**What to do:**
All lines below must be repeated exactly, with the pictures omitted.

-- Start of Given material --

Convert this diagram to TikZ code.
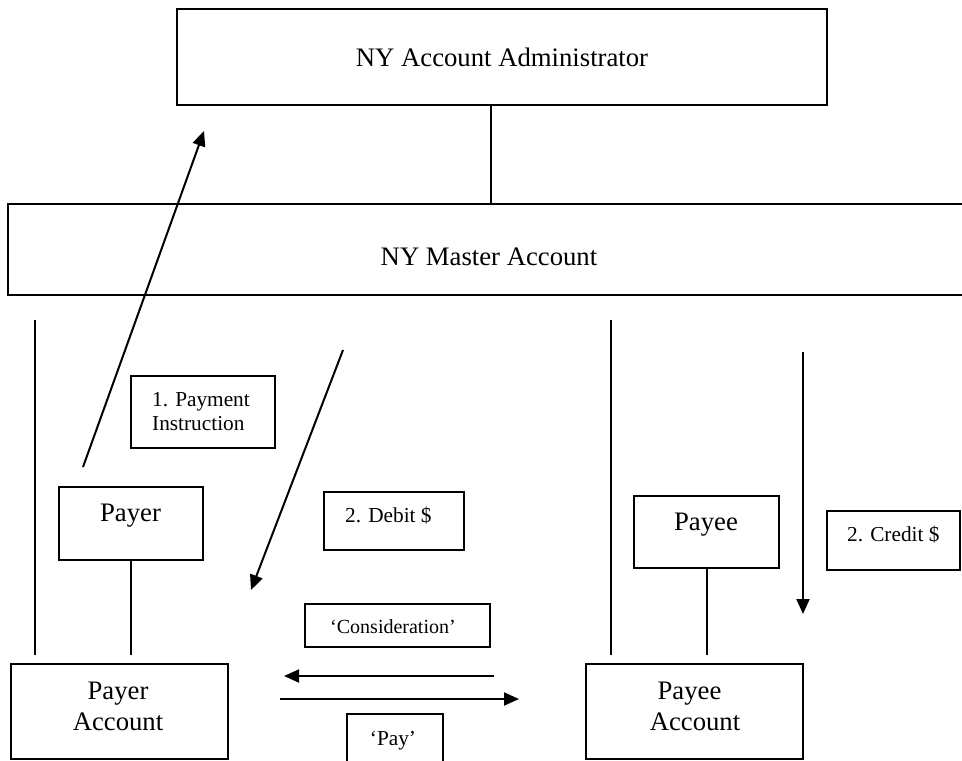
\documentclass[tikz,border=0pt]{standalone}
\usepackage{fontspec}
\setmainfont{Liberation Serif}
\usetikzlibrary{arrows.meta}
\begin{document}
\begin{tikzpicture}[x=1pt,y=-1pt,
  box/.style={draw, line width=2.2pt, inner sep=0pt, rectangle},
  frame/.style={draw=none, inner sep=0pt, rectangle},
  link/.style={line width=2pt},
  flow/.style={line width=2pt, -{Triangle[length=15pt,width=13pt]}},
  big/.style={font=\fontsize{26.7}{31}\selectfont, inner sep=0pt},
  small/.style={font=\fontsize{21.3}{24}\selectfont, inner sep=0pt},
]
\fill[white] (0,0) rectangle (962,761);
\useasboundingbox (0,0) rectangle (962,761);

% ---- boxes ----
\node[box, minimum width=650, minimum height=96] (admin) at (502,57) {};
\node[frame, minimum width=954, minimum height=91] (master) at (485,249.5) {};
\draw[line width=2.2pt] (master.north east) -- (master.north west)
  -- (master.south west) -- (master.south east);

\node[box, minimum width=144, minimum height=72] (instr) at (203,412) {};
\node[box, minimum width=144, minimum height=73] (payer) at (131,523.5) {};
\node[box, minimum width=140, minimum height=58] (debit) at (394,521) {};
\node[box, minimum width=145, minimum height=72] (payee) at (706.5,532) {};
\node[box, minimum width=133, minimum height=59] (credit) at (893.5,540.5) {};
\node[box, minimum width=185, minimum height=43] (consid) at (397.5,625.5) {};
\node[frame, minimum width=96, minimum height=47] (pay) at (395,737.5) {};
\draw[line width=2.2pt] (pay.south west) -- (pay.north west)
  -- (pay.north east) -- (pay.south east);
\node[box, minimum width=217, minimum height=95] (payeracct) at (119.5,711.5) {};
\node[box, minimum width=217, minimum height=95] (payeeacct) at (694.5,711.5) {};

% ---- texts ----
\node[big, anchor=base] (admintext) at (502,66.5) {NY Account Administrator};
\node[big, anchor=base] (mastertext) at (489,265) {NY Master Account};
\node[small, anchor=base west] (instrA) at (152,406.7) {1. Payment};
\node[small, anchor=base west] (instrB) at (152,430.7) {Instruction};
\node[big, anchor=base] (payertext) at (130.5,521.7) {Payer};
\node[small, anchor=base west] (debittext) at (345,522) {2. Debit \$};
\node[big, anchor=base] (payeetext) at (706,530) {Payee};
\node[small, anchor=base west] (credittext) at (847,541.7) {2. Credit \$};
\node[font=\fontsize{20}{24}\selectfont, inner sep=0pt, anchor=base] (considtext) at (393,633.3) {‘Consideration’};
\node[small, anchor=base] (paytext) at (393,745) {‘Pay’};
\node[big, anchor=base] (payeraA) at (118,699) {Payer};
\node[big, anchor=base] (payeraB) at (118,730) {Account};
\node[big, anchor=base] (payeeaA) at (689.5,699) {Payee};
\node[big, anchor=base] (payeeaB) at (695,730) {Account};

% ---- free ends of connectors ----
\coordinate (adminlink) at (491,0);
\coordinate (leftTop) at (35,320);
\coordinate (leftBot) at (35,655);
\coordinate (midTop) at (611,320);
\coordinate (midBot) at (611,655);
\coordinate (payerEnd) at (131,655);
\coordinate (payeeEnd) at (706.5,655);
\coordinate (instrFrom) at (83,467);
\coordinate (instrTo) at (204,131);
\coordinate (debitFrom) at (343,350);
\coordinate (debitTo) at (251,590);
\coordinate (creditFrom) at (803,352);
\coordinate (creditTo) at (803,614);
\coordinate (considFrom) at (494,676);
\coordinate (considTo) at (284,676);
\coordinate (payFrom) at (280,699);
\coordinate (payTo) at (519,699);

% ---- connectors ----
\draw[link] (admin.south -| adminlink) -- (master.north -| adminlink);
\draw[link] (leftTop) -- (leftBot);
\draw[link] (midTop) -- (midBot);
\draw[link] (payer.south) -- (payerEnd);
\draw[link] (payee.south) -- (payeeEnd);
\draw[flow] (instrFrom) -- (instrTo);
\draw[flow] (debitFrom) -- (debitTo);
\draw[flow] (creditFrom) -- (creditTo);
\draw[flow] (considFrom) -- (considTo);
\draw[flow] (payFrom) -- (payTo);
\end{tikzpicture}
\end{document}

-- End of Given material --

**Written answer:**
Convert this diagram to TikZ code.
\documentclass[tikz,border=0pt]{standalone}
\usepackage{fontspec}
\setmainfont{Liberation Serif}
\usetikzlibrary{arrows.meta}
\begin{document}
\begin{tikzpicture}[x=1pt,y=-1pt,
  box/.style={draw, line width=2.2pt, inner sep=0pt, rectangle},
  frame/.style={draw=none, inner sep=0pt, rectangle},
  link/.style={line width=2pt},
  flow/.style={line width=2pt, -{Triangle[length=15pt,width=13pt]}},
  big/.style={font=\fontsize{26.7}{31}\selectfont, inner sep=0pt},
  small/.style={font=\fontsize{21.3}{24}\selectfont, inner sep=0pt},
]
\fill[white] (0,0) rectangle (962,761);
\useasboundingbox (0,0) rectangle (962,761);

% ---- boxes ----
\node[box, minimum width=650, minimum height=96] (admin) at (502,57) {};
\node[frame, minimum width=954, minimum height=91] (master) at (485,249.5) {};
\draw[line width=2.2pt] (master.north east) -- (master.north west)
  -- (master.south west) -- (master.south east);

\node[box, minimum width=144, minimum height=72] (instr) at (203,412) {};
\node[box, minimum width=144, minimum height=73] (payer) at (131,523.5) {};
\node[box, minimum width=140, minimum height=58] (debit) at (394,521) {};
\node[box, minimum width=145, minimum height=72] (payee) at (706.5,532) {};
\node[box, minimum width=133, minimum height=59] (credit) at (893.5,540.5) {};
\node[box, minimum width=185, minimum height=43] (consid) at (397.5,625.5) {};
\node[frame, minimum width=96, minimum height=47] (pay) at (395,737.5) {};
\draw[line width=2.2pt] (pay.south west) -- (pay.north west)
  -- (pay.north east) -- (pay.south east);
\node[box, minimum width=217, minimum height=95] (payeracct) at (119.5,711.5) {};
\node[box, minimum width=217, minimum height=95] (payeeacct) at (694.5,711.5) {};

% ---- texts ----
\node[big, anchor=base] (admintext) at (502,66.5) {NY Account Administrator};
\node[big, anchor=base] (mastertext) at (489,265) {NY Master Account};
\node[small, anchor=base west] (instrA) at (152,406.7) {1. Payment};
\node[small, anchor=base west] (instrB) at (152,430.7) {Instruction};
\node[big, anchor=base] (payertext) at (130.5,521.7) {Payer};
\node[small, anchor=base west] (debittext) at (345,522) {2. Debit \$};
\node[big, anchor=base] (payeetext) at (706,530) {Payee};
\node[small, anchor=base west] (credittext) at (847,541.7) {2. Credit \$};
\node[font=\fontsize{20}{24}\selectfont, inner sep=0pt, anchor=base] (considtext) at (393,633.3) {‘Consideration’};
\node[small, anchor=base] (paytext) at (393,745) {‘Pay’};
\node[big, anchor=base] (payeraA) at (118,699) {Payer};
\node[big, anchor=base] (payeraB) at (118,730) {Account};
\node[big, anchor=base] (payeeaA) at (689.5,699) {Payee};
\node[big, anchor=base] (payeeaB) at (695,730) {Account};

% ---- free ends of connectors ----
\coordinate (adminlink) at (491,0);
\coordinate (leftTop) at (35,320);
\coordinate (leftBot) at (35,655);
\coordinate (midTop) at (611,320);
\coordinate (midBot) at (611,655);
\coordinate (payerEnd) at (131,655);
\coordinate (payeeEnd) at (706.5,655);
\coordinate (instrFrom) at (83,467);
\coordinate (instrTo) at (204,131);
\coordinate (debitFrom) at (343,350);
\coordinate (debitTo) at (251,590);
\coordinate (creditFrom) at (803,352);
\coordinate (creditTo) at (803,614);
\coordinate (considFrom) at (494,676);
\coordinate (considTo) at (284,676);
\coordinate (payFrom) at (280,699);
\coordinate (payTo) at (519,699);

% ---- connectors ----
\draw[link] (admin.south -| adminlink) -- (master.north -| adminlink);
\draw[link] (leftTop) -- (leftBot);
\draw[link] (midTop) -- (midBot);
\draw[link] (payer.south) -- (payerEnd);
\draw[link] (payee.south) -- (payeeEnd);
\draw[flow] (instrFrom) -- (instrTo);
\draw[flow] (debitFrom) -- (debitTo);
\draw[flow] (creditFrom) -- (creditTo);
\draw[flow] (considFrom) -- (considTo);
\draw[flow] (payFrom) -- (payTo);
\end{tikzpicture}
\end{document}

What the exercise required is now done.